INSTRUCTION -
Quote from the first line below through the line that contains "avg_y = 0.1437", both included, and leave the pictures out.

### RECORDED DATA ###

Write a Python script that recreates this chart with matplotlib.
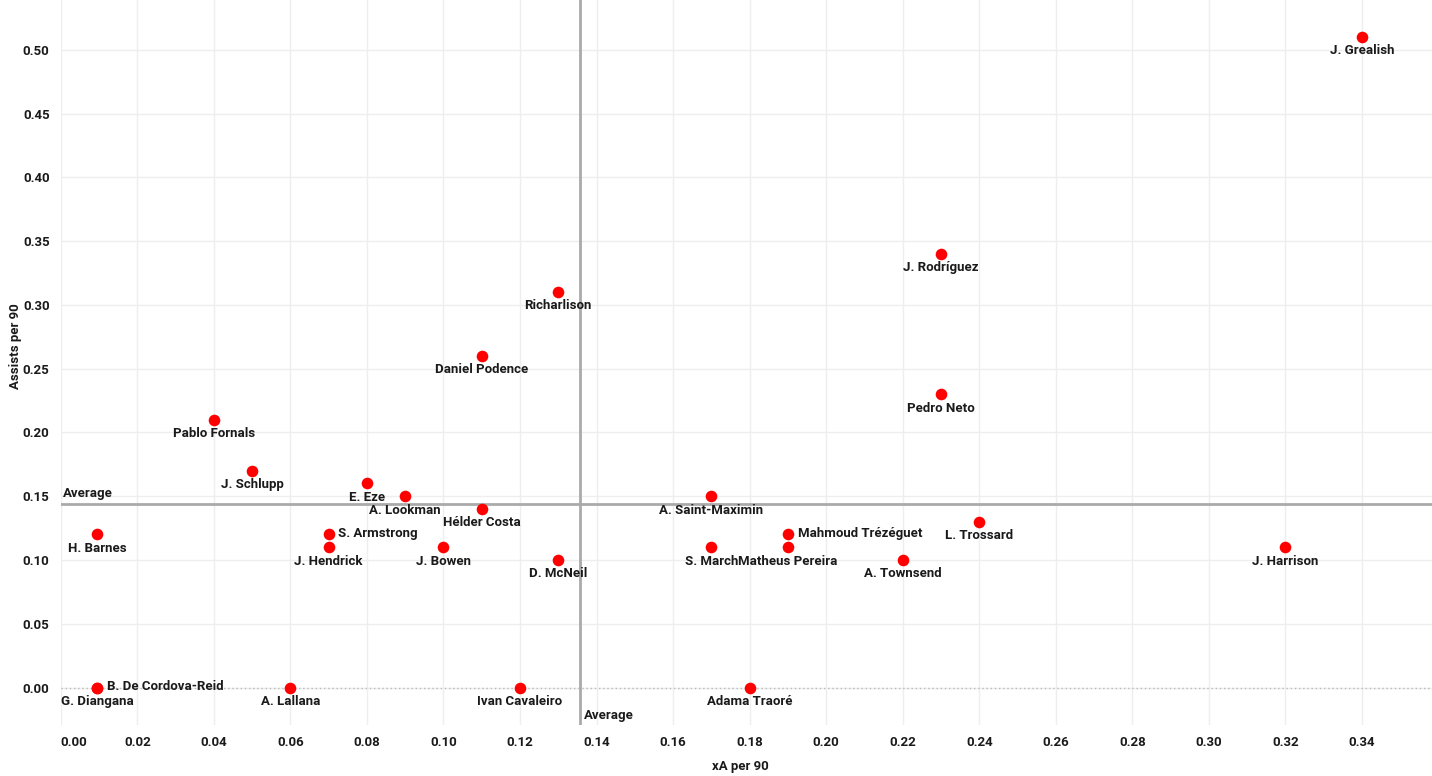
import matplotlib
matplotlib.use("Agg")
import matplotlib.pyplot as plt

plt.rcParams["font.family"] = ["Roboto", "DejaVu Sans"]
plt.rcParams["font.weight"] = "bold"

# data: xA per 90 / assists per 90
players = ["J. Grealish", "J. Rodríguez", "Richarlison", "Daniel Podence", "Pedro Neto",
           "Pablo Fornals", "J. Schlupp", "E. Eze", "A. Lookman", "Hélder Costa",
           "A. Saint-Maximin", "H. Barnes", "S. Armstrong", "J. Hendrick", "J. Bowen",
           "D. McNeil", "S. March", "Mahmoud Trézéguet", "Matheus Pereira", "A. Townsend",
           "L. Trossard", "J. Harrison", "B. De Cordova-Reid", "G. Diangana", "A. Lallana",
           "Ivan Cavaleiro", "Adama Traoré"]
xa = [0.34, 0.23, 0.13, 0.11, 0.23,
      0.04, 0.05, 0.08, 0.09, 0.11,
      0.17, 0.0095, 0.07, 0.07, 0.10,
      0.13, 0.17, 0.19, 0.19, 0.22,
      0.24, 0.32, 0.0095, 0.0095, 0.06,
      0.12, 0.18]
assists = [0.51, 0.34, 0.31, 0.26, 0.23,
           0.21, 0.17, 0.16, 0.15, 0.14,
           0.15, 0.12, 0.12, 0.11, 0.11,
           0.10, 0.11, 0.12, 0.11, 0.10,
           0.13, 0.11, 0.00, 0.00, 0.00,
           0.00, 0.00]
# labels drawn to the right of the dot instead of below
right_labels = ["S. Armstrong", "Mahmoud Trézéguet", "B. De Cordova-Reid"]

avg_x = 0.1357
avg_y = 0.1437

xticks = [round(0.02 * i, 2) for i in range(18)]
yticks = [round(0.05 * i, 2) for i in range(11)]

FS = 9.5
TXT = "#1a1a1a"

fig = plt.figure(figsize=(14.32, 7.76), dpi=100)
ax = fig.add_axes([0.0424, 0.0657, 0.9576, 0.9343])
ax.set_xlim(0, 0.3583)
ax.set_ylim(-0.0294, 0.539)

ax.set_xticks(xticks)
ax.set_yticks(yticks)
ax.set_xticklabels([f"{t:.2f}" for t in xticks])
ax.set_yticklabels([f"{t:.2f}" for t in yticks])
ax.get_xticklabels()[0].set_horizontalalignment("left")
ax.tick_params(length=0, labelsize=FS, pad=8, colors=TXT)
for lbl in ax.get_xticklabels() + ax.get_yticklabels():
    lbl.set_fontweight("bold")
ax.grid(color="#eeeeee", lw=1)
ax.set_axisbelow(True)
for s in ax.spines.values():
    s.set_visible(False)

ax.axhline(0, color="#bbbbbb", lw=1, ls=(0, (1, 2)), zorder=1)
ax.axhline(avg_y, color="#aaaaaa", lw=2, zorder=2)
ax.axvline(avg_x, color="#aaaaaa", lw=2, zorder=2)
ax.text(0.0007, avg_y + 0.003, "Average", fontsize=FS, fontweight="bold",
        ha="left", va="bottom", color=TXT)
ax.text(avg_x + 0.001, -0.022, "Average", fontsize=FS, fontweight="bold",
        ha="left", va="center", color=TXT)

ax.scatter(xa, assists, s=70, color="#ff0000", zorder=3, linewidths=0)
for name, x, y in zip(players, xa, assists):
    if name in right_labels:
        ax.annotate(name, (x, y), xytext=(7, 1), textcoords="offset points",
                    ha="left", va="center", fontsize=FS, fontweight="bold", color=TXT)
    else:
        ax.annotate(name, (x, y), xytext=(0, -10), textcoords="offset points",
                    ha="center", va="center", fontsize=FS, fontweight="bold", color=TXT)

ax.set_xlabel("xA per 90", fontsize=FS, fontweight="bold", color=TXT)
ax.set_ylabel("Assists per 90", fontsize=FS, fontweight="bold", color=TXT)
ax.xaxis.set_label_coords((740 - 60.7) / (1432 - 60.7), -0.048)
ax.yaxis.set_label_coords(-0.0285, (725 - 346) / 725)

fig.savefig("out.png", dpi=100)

###

RESULT -
Write a Python script that recreates this chart with matplotlib.
import matplotlib
matplotlib.use("Agg")
import matplotlib.pyplot as plt

plt.rcParams["font.family"] = ["Roboto", "DejaVu Sans"]
plt.rcParams["font.weight"] = "bold"

# data: xA per 90 / assists per 90
players = ["J. Grealish", "J. Rodríguez", "Richarlison", "Daniel Podence", "Pedro Neto",
           "Pablo Fornals", "J. Schlupp", "E. Eze", "A. Lookman", "Hélder Costa",
           "A. Saint-Maximin", "H. Barnes", "S. Armstrong", "J. Hendrick", "J. Bowen",
           "D. McNeil", "S. March", "Mahmoud Trézéguet", "Matheus Pereira", "A. Townsend",
           "L. Trossard", "J. Harrison", "B. De Cordova-Reid", "G. Diangana", "A. Lallana",
           "Ivan Cavaleiro", "Adama Traoré"]
xa = [0.34, 0.23, 0.13, 0.11, 0.23,
      0.04, 0.05, 0.08, 0.09, 0.11,
      0.17, 0.0095, 0.07, 0.07, 0.10,
      0.13, 0.17, 0.19, 0.19, 0.22,
      0.24, 0.32, 0.0095, 0.0095, 0.06,
      0.12, 0.18]
assists = [0.51, 0.34, 0.31, 0.26, 0.23,
           0.21, 0.17, 0.16, 0.15, 0.14,
           0.15, 0.12, 0.12, 0.11, 0.11,
           0.10, 0.11, 0.12, 0.11, 0.10,
           0.13, 0.11, 0.00, 0.00, 0.00,
           0.00, 0.00]
# labels drawn to the right of the dot instead of below
right_labels = ["S. Armstrong", "Mahmoud Trézéguet", "B. De Cordova-Reid"]

avg_x = 0.1357
avg_y = 0.1437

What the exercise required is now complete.